● Set problem: In the listing below, pick out lines with "this".

----

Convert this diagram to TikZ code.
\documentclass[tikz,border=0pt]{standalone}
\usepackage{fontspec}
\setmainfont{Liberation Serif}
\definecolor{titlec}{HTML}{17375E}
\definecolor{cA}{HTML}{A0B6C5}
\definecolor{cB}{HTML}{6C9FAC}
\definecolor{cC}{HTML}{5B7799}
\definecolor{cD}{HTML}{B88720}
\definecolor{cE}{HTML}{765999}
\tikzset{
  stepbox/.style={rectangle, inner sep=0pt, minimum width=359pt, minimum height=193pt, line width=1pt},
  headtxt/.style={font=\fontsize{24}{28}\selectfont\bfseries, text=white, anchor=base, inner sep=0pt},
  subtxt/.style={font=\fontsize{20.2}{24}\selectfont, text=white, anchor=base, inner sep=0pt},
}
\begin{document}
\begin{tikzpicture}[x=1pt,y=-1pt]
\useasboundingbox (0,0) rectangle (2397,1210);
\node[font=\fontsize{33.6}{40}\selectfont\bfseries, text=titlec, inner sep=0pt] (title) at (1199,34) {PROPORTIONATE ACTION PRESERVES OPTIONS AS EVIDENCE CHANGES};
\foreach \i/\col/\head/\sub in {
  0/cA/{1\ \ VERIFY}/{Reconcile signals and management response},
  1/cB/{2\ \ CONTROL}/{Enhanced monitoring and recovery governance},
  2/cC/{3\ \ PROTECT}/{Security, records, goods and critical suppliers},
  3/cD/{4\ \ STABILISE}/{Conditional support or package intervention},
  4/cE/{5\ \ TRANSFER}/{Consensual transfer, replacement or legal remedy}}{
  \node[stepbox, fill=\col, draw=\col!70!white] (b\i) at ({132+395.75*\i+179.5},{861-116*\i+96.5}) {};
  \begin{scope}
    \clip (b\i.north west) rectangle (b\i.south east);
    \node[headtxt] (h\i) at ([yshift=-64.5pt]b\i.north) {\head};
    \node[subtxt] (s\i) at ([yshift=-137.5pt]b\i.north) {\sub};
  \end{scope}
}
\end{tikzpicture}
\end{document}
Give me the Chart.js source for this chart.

----

● Solution to the exercise:
Convert this diagram to TikZ code.
Give me the Chart.js source for this chart.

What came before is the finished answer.